- **GIVEN INSTRUCTION**
Every line below should be copied exactly; drop the pictures.

- **WORKING DATA**
──────────────────────────────

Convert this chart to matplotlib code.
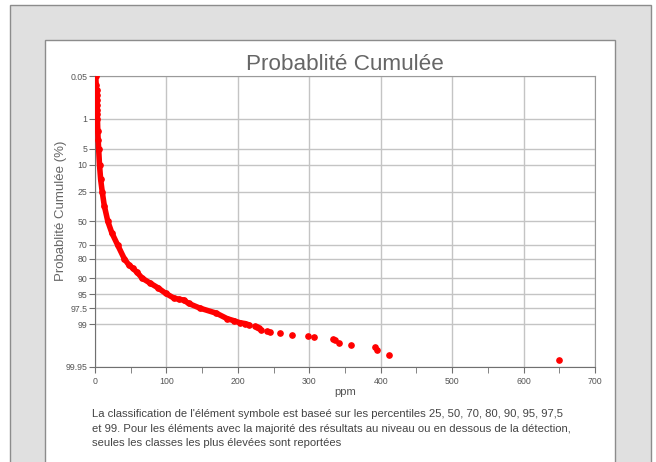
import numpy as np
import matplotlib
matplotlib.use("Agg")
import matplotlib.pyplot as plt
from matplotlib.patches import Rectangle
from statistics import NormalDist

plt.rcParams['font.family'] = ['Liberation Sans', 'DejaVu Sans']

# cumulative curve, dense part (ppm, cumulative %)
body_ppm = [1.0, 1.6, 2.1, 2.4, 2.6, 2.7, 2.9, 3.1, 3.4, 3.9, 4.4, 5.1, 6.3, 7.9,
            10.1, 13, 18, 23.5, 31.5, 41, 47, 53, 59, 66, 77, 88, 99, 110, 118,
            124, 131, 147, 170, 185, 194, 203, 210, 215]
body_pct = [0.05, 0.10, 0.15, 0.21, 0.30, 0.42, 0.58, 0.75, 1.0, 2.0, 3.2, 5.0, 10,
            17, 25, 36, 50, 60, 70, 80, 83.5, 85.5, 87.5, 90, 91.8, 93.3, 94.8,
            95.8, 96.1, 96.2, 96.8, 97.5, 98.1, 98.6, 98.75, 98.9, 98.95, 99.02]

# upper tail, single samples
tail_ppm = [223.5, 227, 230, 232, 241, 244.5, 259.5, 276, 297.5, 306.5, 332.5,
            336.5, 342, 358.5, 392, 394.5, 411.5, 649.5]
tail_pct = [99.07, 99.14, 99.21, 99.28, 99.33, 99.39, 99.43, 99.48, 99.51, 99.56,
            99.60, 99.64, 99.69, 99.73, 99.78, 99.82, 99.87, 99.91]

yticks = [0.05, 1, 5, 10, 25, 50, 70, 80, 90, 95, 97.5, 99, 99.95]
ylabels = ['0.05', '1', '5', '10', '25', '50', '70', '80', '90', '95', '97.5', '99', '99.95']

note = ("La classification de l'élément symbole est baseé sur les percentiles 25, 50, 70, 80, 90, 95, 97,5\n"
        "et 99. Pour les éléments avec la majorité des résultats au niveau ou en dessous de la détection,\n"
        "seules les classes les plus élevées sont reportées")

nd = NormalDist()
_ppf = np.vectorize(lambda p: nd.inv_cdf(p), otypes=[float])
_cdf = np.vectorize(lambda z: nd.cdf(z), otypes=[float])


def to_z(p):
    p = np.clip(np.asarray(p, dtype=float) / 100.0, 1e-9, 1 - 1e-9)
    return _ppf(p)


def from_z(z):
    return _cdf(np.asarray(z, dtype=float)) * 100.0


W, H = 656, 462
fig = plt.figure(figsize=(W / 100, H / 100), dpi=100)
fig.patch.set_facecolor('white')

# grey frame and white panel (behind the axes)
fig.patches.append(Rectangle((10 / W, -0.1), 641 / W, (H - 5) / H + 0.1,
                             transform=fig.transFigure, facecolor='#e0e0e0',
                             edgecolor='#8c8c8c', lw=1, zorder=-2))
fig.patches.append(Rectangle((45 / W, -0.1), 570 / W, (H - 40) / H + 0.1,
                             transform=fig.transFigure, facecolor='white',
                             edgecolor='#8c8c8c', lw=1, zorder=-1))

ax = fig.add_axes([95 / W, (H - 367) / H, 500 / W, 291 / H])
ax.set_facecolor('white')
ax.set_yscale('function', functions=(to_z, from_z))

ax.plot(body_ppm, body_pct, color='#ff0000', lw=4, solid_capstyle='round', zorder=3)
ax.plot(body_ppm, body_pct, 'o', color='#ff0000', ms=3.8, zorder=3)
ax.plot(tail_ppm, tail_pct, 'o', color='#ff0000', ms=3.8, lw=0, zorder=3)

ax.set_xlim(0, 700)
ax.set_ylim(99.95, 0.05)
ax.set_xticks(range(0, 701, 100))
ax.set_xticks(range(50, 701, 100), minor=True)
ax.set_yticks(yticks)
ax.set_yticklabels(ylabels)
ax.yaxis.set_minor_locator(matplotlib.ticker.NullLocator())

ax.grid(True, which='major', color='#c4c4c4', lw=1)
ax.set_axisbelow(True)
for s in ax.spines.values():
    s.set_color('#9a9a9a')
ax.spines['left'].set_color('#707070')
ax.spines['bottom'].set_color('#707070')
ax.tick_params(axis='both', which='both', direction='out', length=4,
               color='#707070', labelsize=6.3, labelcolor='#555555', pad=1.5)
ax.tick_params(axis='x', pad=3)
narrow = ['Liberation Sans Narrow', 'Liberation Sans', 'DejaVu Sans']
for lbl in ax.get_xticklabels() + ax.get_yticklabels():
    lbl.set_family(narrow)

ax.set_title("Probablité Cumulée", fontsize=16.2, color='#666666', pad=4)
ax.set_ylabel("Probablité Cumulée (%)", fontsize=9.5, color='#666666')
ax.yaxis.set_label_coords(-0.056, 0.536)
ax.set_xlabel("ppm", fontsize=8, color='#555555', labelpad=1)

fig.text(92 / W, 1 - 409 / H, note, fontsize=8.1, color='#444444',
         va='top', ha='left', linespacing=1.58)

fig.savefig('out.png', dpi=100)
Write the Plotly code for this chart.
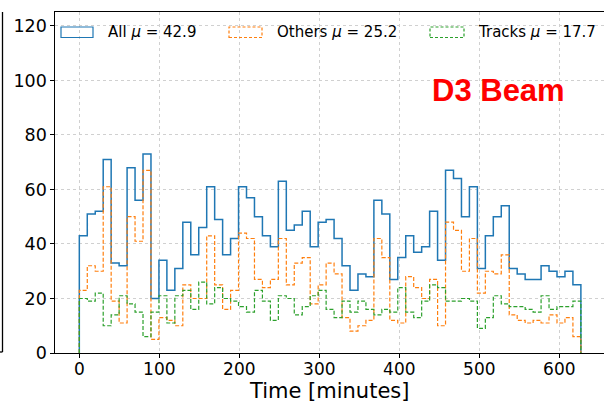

──────────────────────────────

- **THE COMPLETED TASK**
Convert this chart to matplotlib code.
import numpy as np
import matplotlib
matplotlib.use("Agg")
import matplotlib.pyplot as plt
from matplotlib.patches import Rectangle
from statistics import NormalDist

plt.rcParams['font.family'] = ['Liberation Sans', 'DejaVu Sans']

# cumulative curve, dense part (ppm, cumulative %)
body_ppm = [1.0, 1.6, 2.1, 2.4, 2.6, 2.7, 2.9, 3.1, 3.4, 3.9, 4.4, 5.1, 6.3, 7.9,
            10.1, 13, 18, 23.5, 31.5, 41, 47, 53, 59, 66, 77, 88, 99, 110, 118,
            124, 131, 147, 170, 185, 194, 203, 210, 215]
body_pct = [0.05, 0.10, 0.15, 0.21, 0.30, 0.42, 0.58, 0.75, 1.0, 2.0, 3.2, 5.0, 10,
            17, 25, 36, 50, 60, 70, 80, 83.5, 85.5, 87.5, 90, 91.8, 93.3, 94.8,
            95.8, 96.1, 96.2, 96.8, 97.5, 98.1, 98.6, 98.75, 98.9, 98.95, 99.02]

# upper tail, single samples
tail_ppm = [223.5, 227, 230, 232, 241, 244.5, 259.5, 276, 297.5, 306.5, 332.5,
            336.5, 342, 358.5, 392, 394.5, 411.5, 649.5]
tail_pct = [99.07, 99.14, 99.21, 99.28, 99.33, 99.39, 99.43, 99.48, 99.51, 99.56,
            99.60, 99.64, 99.69, 99.73, 99.78, 99.82, 99.87, 99.91]

yticks = [0.05, 1, 5, 10, 25, 50, 70, 80, 90, 95, 97.5, 99, 99.95]
ylabels = ['0.05', '1', '5', '10', '25', '50', '70', '80', '90', '95', '97.5', '99', '99.95']

note = ("La classification de l'élément symbole est baseé sur les percentiles 25, 50, 70, 80, 90, 95, 97,5\n"
        "et 99. Pour les éléments avec la majorité des résultats au niveau ou en dessous de la détection,\n"
        "seules les classes les plus élevées sont reportées")

nd = NormalDist()
_ppf = np.vectorize(lambda p: nd.inv_cdf(p), otypes=[float])
_cdf = np.vectorize(lambda z: nd.cdf(z), otypes=[float])


def to_z(p):
    p = np.clip(np.asarray(p, dtype=float) / 100.0, 1e-9, 1 - 1e-9)
    return _ppf(p)


def from_z(z):
    return _cdf(np.asarray(z, dtype=float)) * 100.0


W, H = 656, 462
fig = plt.figure(figsize=(W / 100, H / 100), dpi=100)
fig.patch.set_facecolor('white')

# grey frame and white panel (behind the axes)
fig.patches.append(Rectangle((10 / W, -0.1), 641 / W, (H - 5) / H + 0.1,
                             transform=fig.transFigure, facecolor='#e0e0e0',
                             edgecolor='#8c8c8c', lw=1, zorder=-2))
fig.patches.append(Rectangle((45 / W, -0.1), 570 / W, (H - 40) / H + 0.1,
                             transform=fig.transFigure, facecolor='white',
                             edgecolor='#8c8c8c', lw=1, zorder=-1))

ax = fig.add_axes([95 / W, (H - 367) / H, 500 / W, 291 / H])
ax.set_facecolor('white')
ax.set_yscale('function', functions=(to_z, from_z))

ax.plot(body_ppm, body_pct, color='#ff0000', lw=4, solid_capstyle='round', zorder=3)
ax.plot(body_ppm, body_pct, 'o', color='#ff0000', ms=3.8, zorder=3)
ax.plot(tail_ppm, tail_pct, 'o', color='#ff0000', ms=3.8, lw=0, zorder=3)

ax.set_xlim(0, 700)
ax.set_ylim(99.95, 0.05)
ax.set_xticks(range(0, 701, 100))
ax.set_xticks(range(50, 701, 100), minor=True)
ax.set_yticks(yticks)
ax.set_yticklabels(ylabels)
ax.yaxis.set_minor_locator(matplotlib.ticker.NullLocator())

ax.grid(True, which='major', color='#c4c4c4', lw=1)
ax.set_axisbelow(True)
for s in ax.spines.values():
    s.set_color('#9a9a9a')
ax.spines['left'].set_color('#707070')
ax.spines['bottom'].set_color('#707070')
ax.tick_params(axis='both', which='both', direction='out', length=4,
               color='#707070', labelsize=6.3, labelcolor='#555555', pad=1.5)
ax.tick_params(axis='x', pad=3)
narrow = ['Liberation Sans Narrow', 'Liberation Sans', 'DejaVu Sans']
for lbl in ax.get_xticklabels() + ax.get_yticklabels():
    lbl.set_family(narrow)

ax.set_title("Probablité Cumulée", fontsize=16.2, color='#666666', pad=4)
ax.set_ylabel("Probablité Cumulée (%)", fontsize=9.5, color='#666666')
ax.yaxis.set_label_coords(-0.056, 0.536)
ax.set_xlabel("ppm", fontsize=8, color='#555555', labelpad=1)

fig.text(92 / W, 1 - 409 / H, note, fontsize=8.1, color='#444444',
         va='top', ha='left', linespacing=1.58)

fig.savefig('out.png', dpi=100)
Write the Plotly code for this chart.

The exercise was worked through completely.